The company was purchased by Callaway for $130 million a year after Happy Gilmore’s release, and a version of the putter made it into McInally’s Callaway office in the U.K. a few years ago. While “a little big” and “great for camera, but not necessarily fit for purpose,” the hockey stick putter predicted not only Callaway’s participation in a Happy Gilmore sequel, but its golf marketing future that a strong social media presence, trick-shot influencers, and celebrity partners like Stephen Curry, Justin Herbert, and Niall Horan.
“Whenever we’re doing marketing, whenever we’re doing activation, we’re always trying to target golfers, but there’s an audience that will sit and watch the Golf Channel every week, and watch the PGA Tour, watch the LPGA, etc.,” McInally said. “That’s probably about 15 to 20% of your audience when you get the opportunity of something like [Happy Gilmore 2], that hardcore golfers are going to watch, occasional golfers are going to watch, comedy fans are going to watch, Adam Sandler, fans are going to watch. It just makes it so much bigger.”
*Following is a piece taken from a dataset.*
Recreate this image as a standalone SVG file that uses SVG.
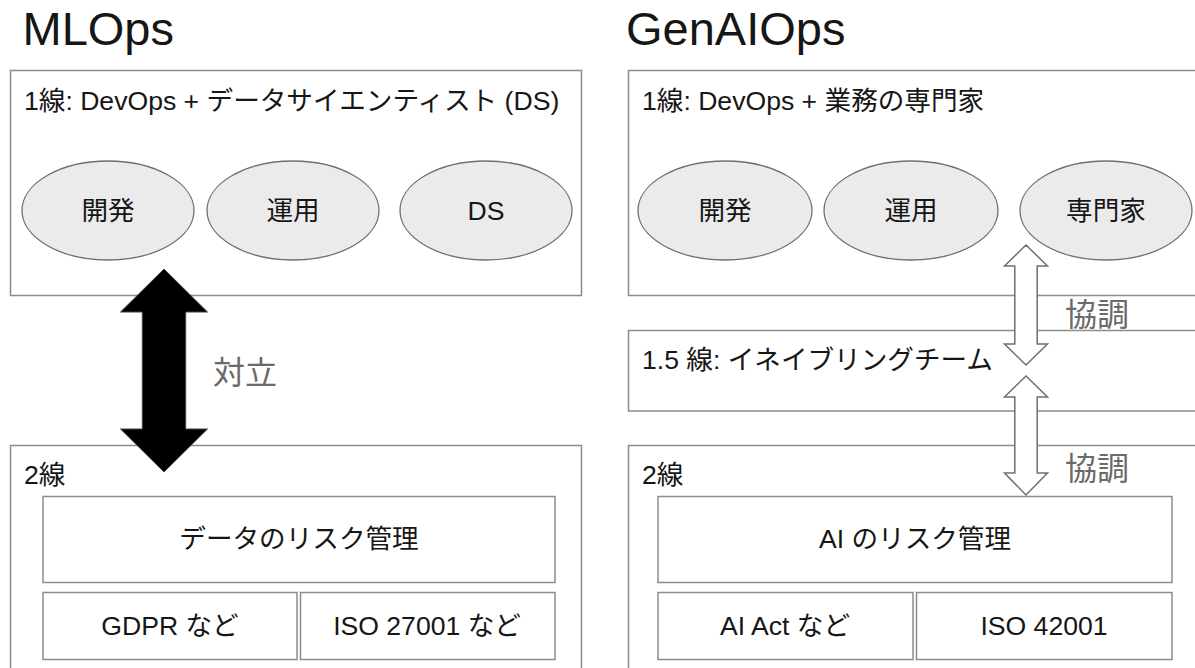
<svg xmlns="http://www.w3.org/2000/svg" width="1195" height="668" viewBox="0 0 1195 668">
<style>
text{font-family:"Liberation Sans","Noto Sans CJK JP",sans-serif;fill:#161616}
.title{font-size:47px}
.t{font-size:26.6px}
.c{text-anchor:middle}
.lbl{font-size:32px;fill:#6a6a6a}
.box{fill:#fff;stroke:#8c8c8c;stroke-width:1.5}
.ell{fill:#ebebeb;stroke:#6f6f6f;stroke-width:1.3}
.harrow{fill:#fff;stroke:#6f6f6f;stroke-width:1.5;stroke-linejoin:miter}
.barrow{fill:#000;stroke:#444;stroke-width:1}
</style>
<rect width="1195" height="668" fill="#fff"/>
<text class="title" x="22.5" y="45">MLOps</text>
<text class="title" x="626" y="45">GenAIOps</text>

<g id="ml-line1">
<rect class="box" x="10.5" y="70.5" width="571" height="225"/>
<text class="t" x="24" y="110">1線: DevOps + データサイエンティスト (DS)</text>
</g>
<g id="ml-dev"><ellipse class="ell" cx="108" cy="210.5" rx="86" ry="49.5"/><text class="t c" x="108" y="220">開発</text></g>
<g id="ml-ops"><ellipse class="ell" cx="293" cy="210.5" rx="86" ry="49.5"/><text class="t c" x="293" y="220">運用</text></g>
<g id="ml-ds"><ellipse class="ell" cx="486" cy="210.5" rx="86" ry="49.5"/><text class="t c" x="486" y="220">DS</text></g>

<g id="ml-line2">
<rect class="box" x="10.5" y="445.5" width="571" height="260"/>
<text class="t" x="24" y="484">2線</text>
</g>
<g id="ml-risk"><rect class="box" x="43" y="496.5" width="512" height="86"/><text class="t c" x="299" y="548">データのリスク管理</text></g>
<g id="ml-gdpr"><rect class="box" x="43" y="592.5" width="254" height="67"/><text class="t c" x="170" y="635">GDPR など</text></g>
<g id="ml-iso"><rect class="box" x="300.5" y="592.5" width="254.5" height="67"/><text class="t c" x="427" y="635">ISO 27001 など</text></g>

<g id="gen-line1">
<rect class="box" x="628.5" y="70.5" width="600" height="225"/>
<text class="t" x="642" y="110">1線: DevOps + 業務の専門家</text>
</g>
<g id="gen-dev"><ellipse class="ell" cx="725" cy="210.5" rx="87" ry="49.5"/><text class="t c" x="725" y="220">開発</text></g>
<g id="gen-ops"><ellipse class="ell" cx="911" cy="210.5" rx="87" ry="49.5"/><text class="t c" x="911" y="220">運用</text></g>
<g id="gen-exp"><ellipse class="ell" cx="1106" cy="210.5" rx="86" ry="49.5"/><text class="t c" x="1106" y="220">専門家</text></g>

<g id="gen-line15">
<rect class="box" x="628.5" y="330.5" width="600" height="80.5"/>
<text class="t" x="642" y="369">1.5 線: イネイブリングチーム</text>
</g>

<g id="gen-line2">
<rect class="box" x="628.5" y="445.5" width="600" height="260"/>
<text class="t" x="642" y="484">2線</text>
</g>
<g id="gen-risk"><rect class="box" x="658" y="496.5" width="514" height="86"/><text class="t c" x="915" y="548">AI のリスク管理</text></g>
<g id="gen-act"><rect class="box" x="658" y="592.5" width="255" height="67"/><text class="t c" x="785" y="635">AI Act など</text></g>
<g id="gen-iso"><rect class="box" x="916.5" y="592.5" width="255.5" height="67"/><text class="t c" x="1044" y="635">ISO 42001</text></g>

<g id="connectors">
<polygon class="barrow" points="164,269 207.5,312 185.7,312 185.7,429 207.5,429 164,472 120.5,429 142.3,429 142.3,312 120.5,312"/>
<text class="lbl" x="213" y="384">対立</text>
<polygon class="harrow" points="1026,245 1047.5,266 1037.2,266 1037.2,344 1047.5,344 1026,365 1004.5,344 1014.8,344 1014.8,266 1004.5,266"/>
<text class="lbl" x="1065" y="326">協調</text>
<polygon class="harrow" points="1026,376 1047.5,397 1037.2,397 1037.2,473 1047.5,473 1026,495 1004.5,473 1014.8,473 1014.8,397 1004.5,397"/>
<text class="lbl" x="1065" y="480">協調</text>
</g>
</svg>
The National Golf Federation found that 32.9 million of the 45 million people who played golf in the U.S. in 2023 did so at off-course facilities. Last year, the number of golfers playing only at off-course facilities rose from 18.4 million to more than 19 million. McInally noted that, in South Korea, more than half of the country’s golfers will never play on a course.
While Callaway is aiming for that whole group of golfers, the changes to golf demographics have it taking a running-start swing at the sport’s more casual fans. McInally noted that, in the past, Callaway would’ve launched a campaign around Happy Gilmore 2 with a few TV ads, a feature in Golf Digest, print ads, a presence at Dick’s Sporting Goods or the PGA Tour Superstore—and hope that a Callaway-sponsored player would win that weekend.
Today, Callaway’s campaigns see support on TikTok, Instagram, and YouTube from Good Good Golf, Bob Does Sports, and Dude Perfect. It hosts launch events at Topgolf and brings in the San Diego Padres’ Manny Machado and gives chef Min Woo Lee his own line of golf balls.
For the Happy Gilmore 2 debut, Callaway is hosting a Putt Happy Challenge and having ambassadors Roger Steele, Horan, Herbert, and Underrated Golf founder and clutch putter Curry see how many 10-foot putts they can drain in 30 seconds with the Hockey Stick Putter. At the American Century celebrity golf tournament in Lake Tahoe this weekend, the putter is finding its way into the mix. When the film itself debuts on July 25, Callaway is partnering with Topgolf on screenings and competitions where players can win the putter for themselves.
— Odyssey Golf (@odysseygolf) July 1, 2025
In Brooklyn, Odyssey attached a 70-foot putter to a Netflix billboard previewing Happy Gilmore 2. For the company that invested in the TravisMathew apparel brand and Five Iron Golf simulators and merged with Topgolf (though the brands are splitting later this year), it’s a broad cultural and marketing strategy that would make Happy Gilmore feel at home—and Callaway isn’t too good for that home.
“Golf became cool, and that wasn’t something that you could say 25, 30 years ago—certainly before Tiger came along—but now, in terms of modern culture, it’s not frowned upon to play golf anymore,” McInally said. “So, how do we fuel that? How do we get people excited about our brands? But also, how do we get people excited about the game? That’s hopefully where Happy Gilmore 2 is going to help us.”